• _Data provided_:
============
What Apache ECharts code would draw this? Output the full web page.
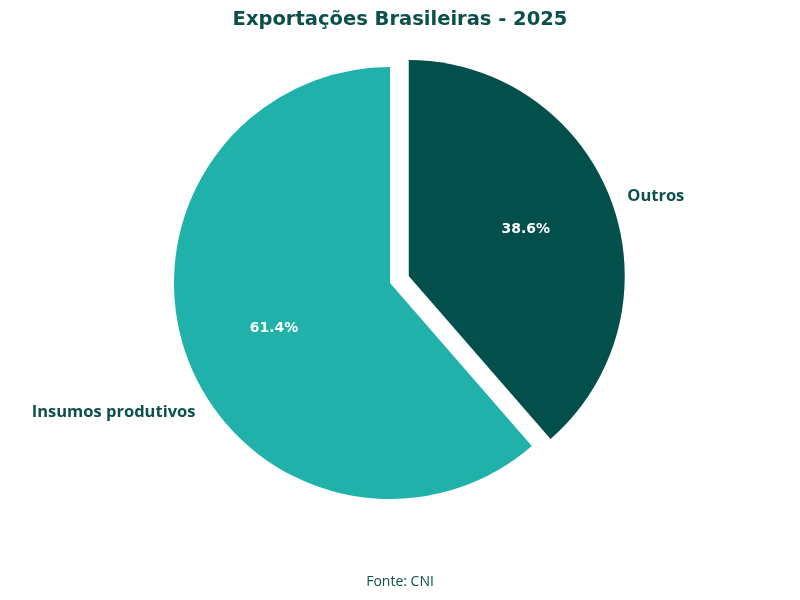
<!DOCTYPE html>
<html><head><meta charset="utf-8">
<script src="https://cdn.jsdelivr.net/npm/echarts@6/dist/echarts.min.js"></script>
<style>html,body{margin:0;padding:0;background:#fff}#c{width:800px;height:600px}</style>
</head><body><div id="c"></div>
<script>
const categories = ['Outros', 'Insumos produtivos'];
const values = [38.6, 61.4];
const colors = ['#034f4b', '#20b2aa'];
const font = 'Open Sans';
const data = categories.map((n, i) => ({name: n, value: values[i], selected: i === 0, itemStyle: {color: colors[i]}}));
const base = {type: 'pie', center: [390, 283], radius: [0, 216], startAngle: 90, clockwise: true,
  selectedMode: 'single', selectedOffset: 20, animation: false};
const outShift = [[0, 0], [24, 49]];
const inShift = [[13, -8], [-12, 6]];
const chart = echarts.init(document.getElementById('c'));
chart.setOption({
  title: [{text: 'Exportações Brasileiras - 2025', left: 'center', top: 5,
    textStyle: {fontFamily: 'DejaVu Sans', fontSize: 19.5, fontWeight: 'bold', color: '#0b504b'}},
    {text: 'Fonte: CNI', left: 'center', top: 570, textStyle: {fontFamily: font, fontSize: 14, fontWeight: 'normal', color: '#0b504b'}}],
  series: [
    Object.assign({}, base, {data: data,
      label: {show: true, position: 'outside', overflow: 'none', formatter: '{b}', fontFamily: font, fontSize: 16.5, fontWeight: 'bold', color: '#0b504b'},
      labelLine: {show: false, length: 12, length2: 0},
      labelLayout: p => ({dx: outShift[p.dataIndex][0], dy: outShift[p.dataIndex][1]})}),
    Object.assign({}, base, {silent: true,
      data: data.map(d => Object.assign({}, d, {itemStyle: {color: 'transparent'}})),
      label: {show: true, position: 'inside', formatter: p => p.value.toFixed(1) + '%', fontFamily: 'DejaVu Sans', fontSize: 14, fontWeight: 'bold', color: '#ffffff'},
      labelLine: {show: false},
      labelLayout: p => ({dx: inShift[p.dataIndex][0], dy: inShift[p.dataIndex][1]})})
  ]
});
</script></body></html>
============
• _To do_: Copy out all of the data word for word. Do not carry over any picture.

• _Complete answer_:
What Apache ECharts code would draw this? Output the full web page.
<!DOCTYPE html>
<html><head><meta charset="utf-8">
<script src="https://cdn.jsdelivr.net/npm/echarts@6/dist/echarts.min.js"></script>
<style>html,body{margin:0;padding:0;background:#fff}#c{width:800px;height:600px}</style>
</head><body><div id="c"></div>
<script>
const categories = ['Outros', 'Insumos produtivos'];
const values = [38.6, 61.4];
const colors = ['#034f4b', '#20b2aa'];
const font = 'Open Sans';
const data = categories.map((n, i) => ({name: n, value: values[i], selected: i === 0, itemStyle: {color: colors[i]}}));
const base = {type: 'pie', center: [390, 283], radius: [0, 216], startAngle: 90, clockwise: true,
  selectedMode: 'single', selectedOffset: 20, animation: false};
const outShift = [[0, 0], [24, 49]];
const inShift = [[13, -8], [-12, 6]];
const chart = echarts.init(document.getElementById('c'));
chart.setOption({
  title: [{text: 'Exportações Brasileiras - 2025', left: 'center', top: 5,
    textStyle: {fontFamily: 'DejaVu Sans', fontSize: 19.5, fontWeight: 'bold', color: '#0b504b'}},
    {text: 'Fonte: CNI', left: 'center', top: 570, textStyle: {fontFamily: font, fontSize: 14, fontWeight: 'normal', color: '#0b504b'}}],
  series: [
    Object.assign({}, base, {data: data,
      label: {show: true, position: 'outside', overflow: 'none', formatter: '{b}', fontFamily: font, fontSize: 16.5, fontWeight: 'bold', color: '#0b504b'},
      labelLine: {show: false, length: 12, length2: 0},
      labelLayout: p => ({dx: outShift[p.dataIndex][0], dy: outShift[p.dataIndex][1]})}),
    Object.assign({}, base, {silent: true,
      data: data.map(d => Object.assign({}, d, {itemStyle: {color: 'transparent'}})),
      label: {show: true, position: 'inside', formatter: p => p.value.toFixed(1) + '%', fontFamily: 'DejaVu Sans', fontSize: 14, fontWeight: 'bold', color: '#ffffff'},
      labelLine: {show: false},
      labelLayout: p => ({dx: inShift[p.dataIndex][0], dy: inShift[p.dataIndex][1]})})
  ]
});
</script></body></html>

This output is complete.